B.C. estate law stops the dead from stiffing ungrateful kids


Monday, November 23rd, 2009

Ian Mulgrew
Sun

People might still believe it’s their estate and they’ll leave it to whom they please, but the law in B.C. says otherwise if you try to stiff your wife or kid.

There was talk of changing the unique way the province handles estate litigation as part of the latest omnibus amendments to our archaic death laws, but it went nowhere.

There was stiff opposition to bringing us into line with other provinces, the United Kingdom and the U.S. by eliminating the thrust of the Wills Variation Act.

One of the fears about changing the handling of estates was that in cultures where the son is revered as a veritable god, women would be routinely disinherited.

That can’t happen in B.C. right now.

Unlike those other jurisdictions, the century-old law we use for estate litigation comes from New Zealand rather than England.

Oddly, the debate is also occurring right now in the United Kingdom, where the issue (known as testamentary freedom) is a key concern as the country prepares for full integration with the continental community.

New Zealand was the first common law jurisdiction to seriously question and rein in the right to leave your estate to whom you pleased on the basis that the family had a right to be protected.

It passed the Testator’s Family Maintenance Act in 1900.

In the wake of the social reform movements that followed the First World War, B.C. adopted a similar statute with the same name and near identical provisions in 1920.

In England and the common-law jurisdictions such as America, that hasn’t happened to the same extent.

The liberty to dispose of your assets any way you like, as they are yours, remains a pretty fundamental bedrock idea.

In Europe, by comparison, most of a person’s estate is legally reserved for and divided equally among the surviving children.

Though some countries prohibit those who murder their parents from profiting, European nations make it illegal to disinherit children who disappoint.

Forget about leaving it all to Fido to make a point to the ungrateful progeny — the Europeans ensure they still receive their pound of your flesh.

But the rules also prevent parents from rewarding the worthy — say, the selfless daughter who forgoes her own pleasure for years to nurse an ailing mom or dad.

That’s what truly rankles the personal freedom crowd — merit gets a raw deal.

Some countries even allow what are called “clawbacks” — the ability of the heirs to retrieve assets sold by the deceased before their passing to frustrate the bureaucrats and feckless.

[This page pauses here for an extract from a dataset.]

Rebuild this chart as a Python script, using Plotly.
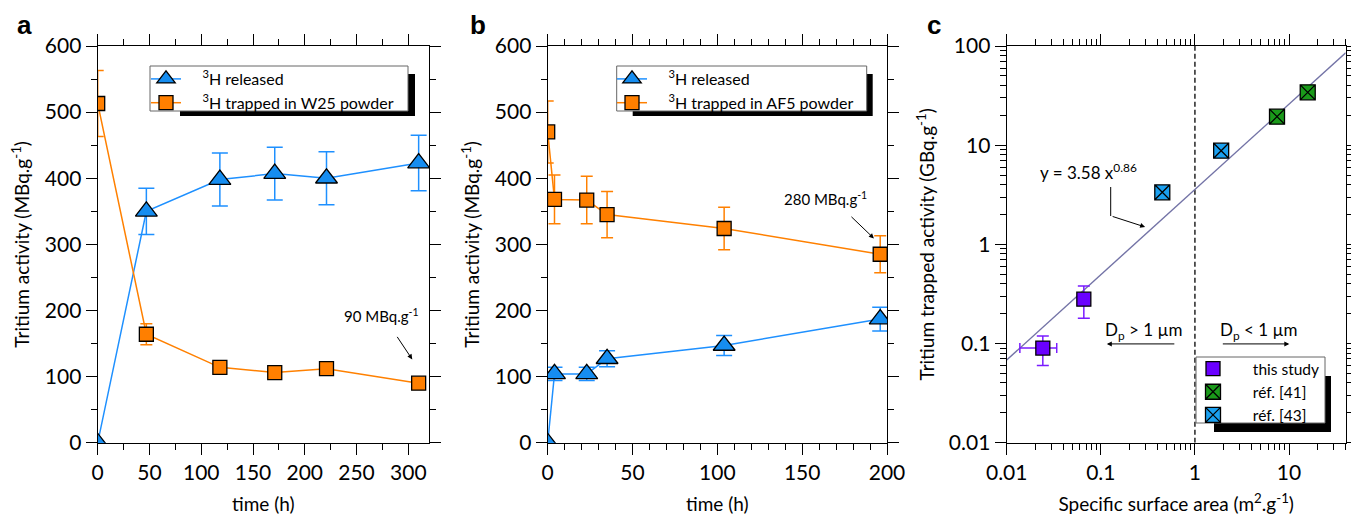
import plotly.graph_objects as go
import numpy as np

# ---------------- data ----------------
# panel a (W25 powder)
a_time_rel = [0, 47, 118, 171, 221, 310]
a_rel = [0, 350, 398, 407, 400, 423]
a_rel_err = [0, 35, 40, 40, 40, 42]
a_time_trap = [0, 47, 118, 171, 221, 310]
a_trap = [513, 164, 114, 106, 112, 90]
a_trap_err = [50, 16, 8, 8, 8, 8]

# panel b (AF5 powder)
b_time_rel = [0, 4, 23, 35, 104, 196]
b_rel = [0, 104, 104, 127, 147, 187]
b_rel_err = [0, 10, 10, 12, 15, 18]
b_time_trap = [0, 4, 23, 35, 104, 196]
b_trap = [470, 368, 367, 345, 324, 285]
b_trap_err = [47, 37, 36, 35, 32, 28]

# panel c
c_this_x = [0.0242, 0.066]
c_this_y = [0.09, 0.28]
c_this_xerr_minus = [0.0104, 0.0]
c_this_xerr_plus = [0.0098, 0.0]
c_this_yerr_minus = [0.03, 0.10]
c_this_yerr_plus = [0.029, 0.10]
c_r41_x = [7.45, 15.8]
c_r41_y = [19.4, 34.1]
c_r41_err = [2.5, 4.0]
c_r43_x = [0.45, 1.9]
c_r43_y = [3.35, 8.8]
c_r43_err = [0.45, 1.2]
fit_a, fit_b = 3.58, 0.86
fit_x = [0.01, 40]

FONT = "Lato"
W, H = 1351, 517
BLUE_L = "#1e90ff"
BLUE_F = "#168df0"
ORANGE_L = "#ff8000"
ORANGE_F = "#ff7f00"
NB = "\u00a0"


def px(x):
    return x / W


def py(y):
    return 1 - y / H


fig = go.Figure()

# ---- panel a ----
fig.add_trace(go.Scatter(
    x=a_time_rel, y=a_rel, mode="lines+markers", xaxis="x", yaxis="y",
    name=NB * 4 + "<sup>3</sup>H released", legend="legend",
    line=dict(color=BLUE_L, width=1.5),
    marker=dict(symbol="triangle-up", size=19, color=BLUE_F, line=dict(color="black", width=1.3)),
    error_y=dict(type="data", array=a_rel_err, color=BLUE_L, thickness=1.5, width=8)))
fig.add_trace(go.Scatter(
    x=a_time_trap, y=a_trap, mode="lines+markers", xaxis="x", yaxis="y",
    name=NB * 4 + "<sup>3</sup>H trapped in W25 powder", legend="legend",
    line=dict(color=ORANGE_L, width=1.5),
    marker=dict(symbol="square", size=14, color=ORANGE_F, line=dict(color="black", width=1.3)),
    error_y=dict(type="data", array=a_trap_err, color=ORANGE_L, thickness=1.5, width=6)))

# ---- panel b ----
fig.add_trace(go.Scatter(
    x=b_time_rel, y=b_rel, mode="lines+markers", xaxis="x2", yaxis="y2",
    name=NB * 4 + "<sup>3</sup>H released", legend="legend2",
    line=dict(color=BLUE_L, width=1.5),
    marker=dict(symbol="triangle-up", size=19, color=BLUE_F, line=dict(color="black", width=1.3)),
    error_y=dict(type="data", array=b_rel_err, color=BLUE_L, thickness=1.5, width=8)))
fig.add_trace(go.Scatter(
    x=b_time_trap, y=b_trap, mode="lines+markers", xaxis="x2", yaxis="y2",
    name=NB * 4 + "<sup>3</sup>H trapped in AF5 powder", legend="legend2",
    line=dict(color=ORANGE_L, width=1.5),
    marker=dict(symbol="square", size=14, color=ORANGE_F, line=dict(color="black", width=1.3)),
    error_y=dict(type="data", array=b_trap_err, color=ORANGE_L, thickness=1.5, width=6)))

# ---- panel c ----
fig.add_trace(go.Scatter(
    x=[1, 1], y=[0.01, 100], mode="lines", xaxis="x3", yaxis="y3", showlegend=False,
    line=dict(color="black", width=1.3, dash="5px,3px"), hoverinfo="skip"))
fig.add_trace(go.Scatter(
    x=fit_x, y=[fit_a * v ** fit_b for v in fit_x], mode="lines", xaxis="x3", yaxis="y3",
    showlegend=False, line=dict(color="#7373a6", width=1.4), hoverinfo="skip"))
fig.add_trace(go.Scatter(
    x=c_this_x, y=c_this_y, mode="markers", xaxis="x3", yaxis="y3",
    name=NB * 5 + "this study", legend="legend3",
    marker=dict(symbol="square", size=14, color="#6a00ff", line=dict(color="black", width=1.3)),
    error_y=dict(type="data", symmetric=False, array=c_this_yerr_plus, arrayminus=c_this_yerr_minus,
                 color="#7a1cff", thickness=1.5, width=6),
    error_x=dict(type="data", symmetric=False, array=c_this_xerr_plus, arrayminus=c_this_xerr_minus,
                 color="#7a1cff", thickness=1.5, width=5)))
fig.add_trace(go.Scatter(
    x=c_r41_x, y=c_r41_y, mode="markers", xaxis="x3", yaxis="y3",
    name=NB * 5 + "réf. [41]", legend="legend3",
    marker=dict(symbol="square-x", size=15, color="#1a9a1a", line=dict(color="black", width=1.3)),
    error_y=dict(type="data", array=c_r41_err, color="#44cc44", thickness=1.3, width=6)))
fig.add_trace(go.Scatter(
    x=c_r43_x, y=c_r43_y, mode="markers", xaxis="x3", yaxis="y3",
    name=NB * 5 + "réf. [43]", legend="legend3",
    marker=dict(symbol="square-x", size=15, color="#1aa0f0", line=dict(color="black", width=1.3)),
    error_y=dict(type="data", array=c_r43_err, color="#66c4ff", thickness=1.3, width=6)))

# ---------------- axes ----------------
common = dict(showline=True, linecolor="black", linewidth=1.3, mirror="allticks",
              ticks="outside", ticklen=11, tickwidth=1.3, tickcolor="black",
              showgrid=False, zeroline=False, automargin=False,
              tickfont=dict(family=FONT, size=21, color="black"))
ydom = [py(442.7), py(46)]
TFONT = dict(family=FONT, size=19, color="black")

fig.update_layout(
    xaxis=dict(common, domain=[px(97.7), px(429)], range=[0, 320], dtick=50, tick0=0,
               minor=dict(dtick=25, ticks="outside", ticklen=6, tickcolor="black", tickwidth=1.3),
               title=dict(text="time (h)", font=TFONT, standoff=14),
               anchor="y"),
    yaxis=dict(common, domain=ydom, range=[0, 600], dtick=100, tick0=0,
               minor=dict(dtick=50, ticks="outside", ticklen=6, tickcolor="black", tickwidth=1.3),
               title=dict(text="Tritium activity (MBq.g<sup>-1</sup>)", font=TFONT, standoff=10),
               anchor="x"),
    xaxis2=dict(common, domain=[px(547.7), px(887)], range=[0, 200], dtick=50, tick0=0,
                minor=dict(dtick=10, ticks="outside", ticklen=6, tickcolor="black", tickwidth=1.3),
                title=dict(text="time (h)", font=TFONT, standoff=14),
                anchor="y2"),
    yaxis2=dict(common, domain=ydom, range=[0, 600], dtick=100, tick0=0,
                minor=dict(dtick=50, ticks="outside", ticklen=6, tickcolor="black", tickwidth=1.3),
                title=dict(text="Tritium activity (MBq.g<sup>-1</sup>)", font=TFONT, standoff=10),
                anchor="x2"),
)

x3_major = [0.01, 0.1, 1, 10]
x3_labels = ["0.01", "0.1", "1", "10"]
y3_major = [0.01, 0.1, 1, 10, 100]
y3_labels = ["0.01", "0.1", "1", "10", "100"]
x3_minor = [m * 10.0 ** e for e in range(-2, 2) for m in range(2, 10) if m * 10.0 ** e <= 40]
y3_minor = [m * 10.0 ** e for e in range(-2, 2) for m in range(2, 10)]

fig.update_layout(
    xaxis3=dict(common, type="log", domain=[px(1006.7), px(1345.7)], range=[-2, np.log10(40)],
                tickmode="array", tickvals=x3_major, ticktext=x3_labels,
                minor=dict(tickmode="array", tickvals=x3_minor, ticks="outside", ticklen=6,
                           tickcolor="black", tickwidth=1.3),
                title=dict(text="Specific surface area (m<sup>2</sup>.g<sup>-1</sup>)",
                           font=TFONT, standoff=14),
                anchor="y3"),
    yaxis3=dict(common, type="log", domain=ydom, range=[-2, 2],
                tickmode="array", tickvals=y3_major, ticktext=y3_labels,
                minor=dict(tickmode="array", tickvals=y3_minor, ticks="outside", ticklen=6,
                           tickcolor="black", tickwidth=1.3),
                title=dict(text="Tritium trapped activity (GBq.g<sup>-1</sup>)",
                           font=TFONT, standoff=9),
                anchor="x3"),
)

# ---------------- legends (boxes drawn as shapes) ----------------
shapes = []


def legend_box(x0, y0, x1, y1, sx0, sy0, sx1, sy1):
    shapes.append(dict(type="rect", xref="paper", yref="paper", layer="above",
                       x0=px(sx0), x1=px(sx1), y0=py(sy1), y1=py(sy0),
                       fillcolor="black", line=dict(width=0)))
    shapes.append(dict(type="rect", xref="paper", yref="paper", layer="above",
                       x0=px(x0), x1=px(x1), y0=py(y1), y1=py(y0),
                       fillcolor="white", line=dict(color="#666666", width=1)))


legend_box(150, 66, 408, 111, 180, 74, 415, 116)
legend_box(616.7, 66, 866.7, 111, 632.7, 74, 872.7, 116)
legend_box(1196, 357, 1325, 423, 1214, 376, 1331, 432)

# bent leader for the fit label
shapes.append(dict(type="line", xref="paper", yref="paper",
                   x0=px(1110.7), x1=px(1110.7), y0=py(187), y1=py(216),
                   line=dict(color="black", width=1)))

leg_common = dict(bgcolor="rgba(0,0,0,0)", borderwidth=0, font=dict(family=FONT, size=16, color="black"),
                  xanchor="left", yanchor="top", tracegroupgap=0, itemsizing="trace")
fig.update_layout(
    legend=dict(leg_common, x=px(146), y=py(62)),
    legend2=dict(leg_common, x=px(612), y=py(62)),
    legend3=dict(leg_common, x=px(1193), y=py(352), font=dict(family=FONT, size=15.5, color="black")),
)

# ---------------- annotations ----------------
ann = []
for lab, x, y in [("a", 24, 25), ("b", 478, 25), ("c", 934, 25)]:
    ann.append(dict(text="<b>%s</b>" % lab, xref="paper", yref="paper", x=px(x), y=py(y),
                    showarrow=False, font=dict(family="Liberation Sans", size=26, color="black"),
                    xanchor="center", yanchor="middle"))

small_font = dict(family=FONT, size=15, color="black")
txt_font = dict(family=FONT, size=17, color="black")
# panel a
ann.append(dict(text="90 MBq.g<sup>-1</sup>", xref="x", yref="y", x=274, y=193, showarrow=False, font=small_font))
ann.append(dict(text="", xref="x", yref="y", x=303.8, y=126, ax=-16, ay=-24, axref="pixel", ayref="pixel",
                showarrow=True, arrowhead=2, arrowsize=1, arrowwidth=1, arrowcolor="black"))
# panel b
ann.append(dict(text="280 MBq.g<sup>-1</sup>", xref="x2", yref="y2", x=164, y=370, showarrow=False, font=small_font))
ann.append(dict(text="", xref="x2", yref="y2", x=192.3, y=309, ax=-24, ay=-23,
                showarrow=True, arrowhead=2, arrowsize=1, arrowwidth=1, arrowcolor="black"))
# panel c
ann.append(dict(text="y = 3.58 x<sup>0.86</sup>", xref="x3", yref="y3", x=-1.135, y=0.73,
                showarrow=False, font=txt_font))
ann.append(dict(text="", xref="x3", yref="y3", x=-0.529, y=0.175, ax=-34, ay=-11,
                showarrow=True, arrowhead=2, arrowsize=1, arrowwidth=1, arrowcolor="black"))
ann.append(dict(text="D<sub>p</sub> > 1 µm", xref="x3", yref="y3", x=-0.55, y=-0.873,
                showarrow=False, font=txt_font))
ann.append(dict(text="", xref="x3", yref="y3", x=-0.936, y=-1.004, ax=69, ay=0,
                showarrow=True, arrowhead=2, arrowsize=1, arrowwidth=1, arrowcolor="black"))
ann.append(dict(text="D<sub>p</sub> < 1 µm", xref="x3", yref="y3", x=0.673, y=-0.873,
                showarrow=False, font=txt_font))
ann.append(dict(text="", xref="x3", yref="y3", x=1.003, y=-1.004, ax=-68, ay=0,
                showarrow=True, arrowhead=2, arrowsize=1, arrowwidth=1, arrowcolor="black"))

fig.update_layout(
    width=W, height=H, margin=dict(l=0, r=0, t=0, b=0, autoexpand=False),
    paper_bgcolor="white", plot_bgcolor="white",
    font=dict(family=FONT, color="black"),
    shapes=shapes, annotations=ann,
)

fig.write_html("out.html", config={"displayModeBar": False},
               post_script="document.body.style.margin='0px';")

Last month the EU unveiled guidelines for those who have assets in more than one country — and talk about your Byzantine bureaucracy!

In Europe, the right of a child to inherit an equal share of a parent’s estate is seen as a basic human right, the English system an anachronism guaranteeing the outdated and fusty privilege of the first-born son.

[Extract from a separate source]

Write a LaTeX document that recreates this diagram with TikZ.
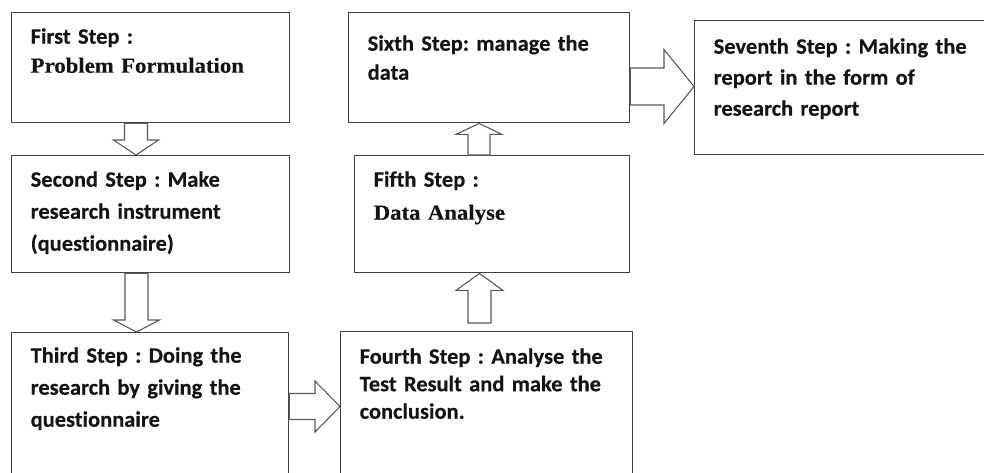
\documentclass[tikz,border=0pt]{standalone}
\usepackage{fontspec}
\newfontfamily\calibrifont{Carlito}[FakeStretch=1.02,WordSpace=0.8,Ligatures=NoCommon,BoldFeatures={FakeBold=0.4}]
\newfontfamily\timesfont{Liberation Serif}[FakeStretch=1.06,BoldFeatures={FakeBold=0.4}]
\usetikzlibrary{calc}
\definecolor{boxline}{HTML}{404040}
\definecolor{arrowline}{HTML}{5A5A5A}
\definecolor{inkblack}{HTML}{141414}
\newcommand{\serifline}{\timesfont\bfseries\fontsize{21.5}{32}\selectfont}
% hollow block arrow: tail, tip, shaft half width, head half width, head length
\newcommand{\blockarrow}[5]{%
  \path (#1) coordinate (ba-tail) (#2) coordinate (ba-tip);
  \path ($(ba-tip)!#5!(ba-tail)$) coordinate (ba-neck);
  \draw[blockarrow] ($(ba-tail)!#3!90:(ba-tip)$) -- ($(ba-neck)!#3!-90:(ba-tail)$)
    -- ($(ba-neck)!#4!-90:(ba-tail)$) -- (ba-tip) -- ($(ba-neck)!#4!90:(ba-tail)$)
    -- ($(ba-neck)!#3!90:(ba-tail)$) -- ($(ba-tail)!#3!-90:(ba-tip)$) -- cycle;
}

\begin{document}
\frenchspacing
\begin{tikzpicture}[x=1pt,y=-1pt,
  stepbox/.style={draw=boxline,line width=1.4pt,anchor=north west,align=left,inner xsep=19pt,inner ysep=0pt,text=inkblack,font=\calibrifont\bfseries\fontsize{22}{32}\selectfont},
  blockarrow/.style={draw=arrowline,line width=1.1pt,fill=white,line join=miter}
]
\useasboundingbox (0,0) rectangle (984,472);
\clip (0,0) rectangle (984,472);
\node[stepbox,text width=240pt,text height=31pt,text depth=79pt] (formulation) at (11,12) {First Step :\\[-3pt]{\serifline Problem Formulation}};
\node[stepbox,text width=240pt,text height=31pt,text depth=86pt] (instrument) at (11,155) {Second Step : Make\\research instrument\\(questionnaire)};
\node[stepbox,text width=239pt,text height=30pt,text depth=118pt] (research) at (11,332) {Third Step : Doing the\\research by giving the\\questionnaire};
\node[stepbox,text width=254pt,text height=32pt,text depth=117pt,font=\calibrifont\bfseries\fontsize{22}{27.5}\selectfont] (testresult) at (340,331) {Fourth Step : Analyse the\\Test Result and make the\\conclusion.};
\node[stepbox,text width=237pt,text height=31pt,text depth=86pt] (analyse) at (354,155) {Fifth Step :\\[1pt]{\serifline Data Analyse}};
\node[stepbox,text width=243pt,text height=38pt,text depth=72pt,font=\calibrifont\bfseries\fontsize{22}{29}\selectfont] (managedata) at (348,12) {Sixth Step: manage the\\data};
\node[stepbox,text width=262pt,text height=33pt,text depth=101pt,font=\calibrifont\bfseries\fontsize{22}{31}\selectfont] (report) at (694,20) {Seventh Step : Making the\\report in the form of\\research report};

\blockarrow{$(formulation.south west)+(125,0)$}{$(instrument.north west)+(125,0)$}{11.5pt}{22.5pt}{15pt}
\blockarrow{$(instrument.south west)+(125.5,0)$}{$(research.north west)+(125.5,0)$}{11.5pt}{23pt}{12pt}
\blockarrow{$(research.north east)+(0,74.5)$}{$(testresult.north west)+(0,75.5)$}{13pt}{25.5pt}{25pt}
\blockarrow{$(testresult.north west)+(139.5,-8)$}{$(analyse.south west)+(125.5,0)$}{11.5pt}{23.5pt}{17pt}
\blockarrow{$(analyse.north west)+(125,0)$}{$(managedata.south west)+(131,0)$}{11pt}{23pt}{11pt}
\blockarrow{$(managedata.north east)+(0,74.5)$}{$(report.north west)+(0,66.5)$}{18.5pt}{37pt}{30pt}
\end{tikzpicture}
\end{document}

The British can’t comprehend such concepts and are howling over the feared chaos of officials from Brussels trying to recover money from some U.K. charity.

The tradition of strong property rights and a free market economy drove the development of the common law, which itself is grounded in personal freedoms.

Both sides see the other system as unfair and perverse: An apparent dilemma between trampling personal freedom or accepting the worst of human caprice.

In the rest of common law Canada, which follows England, adult independent children have no claim on their parent’s estate unless they are in fact “dependent,” which usually means they cannot support themselves.

B.C. by comparison travels a kind of middle road that allows the courts to rectify wrongs. The rest of Canada should be following us, agrees Trevor Todd, the lawyer behind disinherited.com.

In the face of demands from a municipal building inspector, no one avoids the normal standards by proclaiming, “my home is my castle.”

Similarly in this day and age, no one should be allowed to treat their family unfairly by claiming that in death personal freedom gives them the right to act meanly.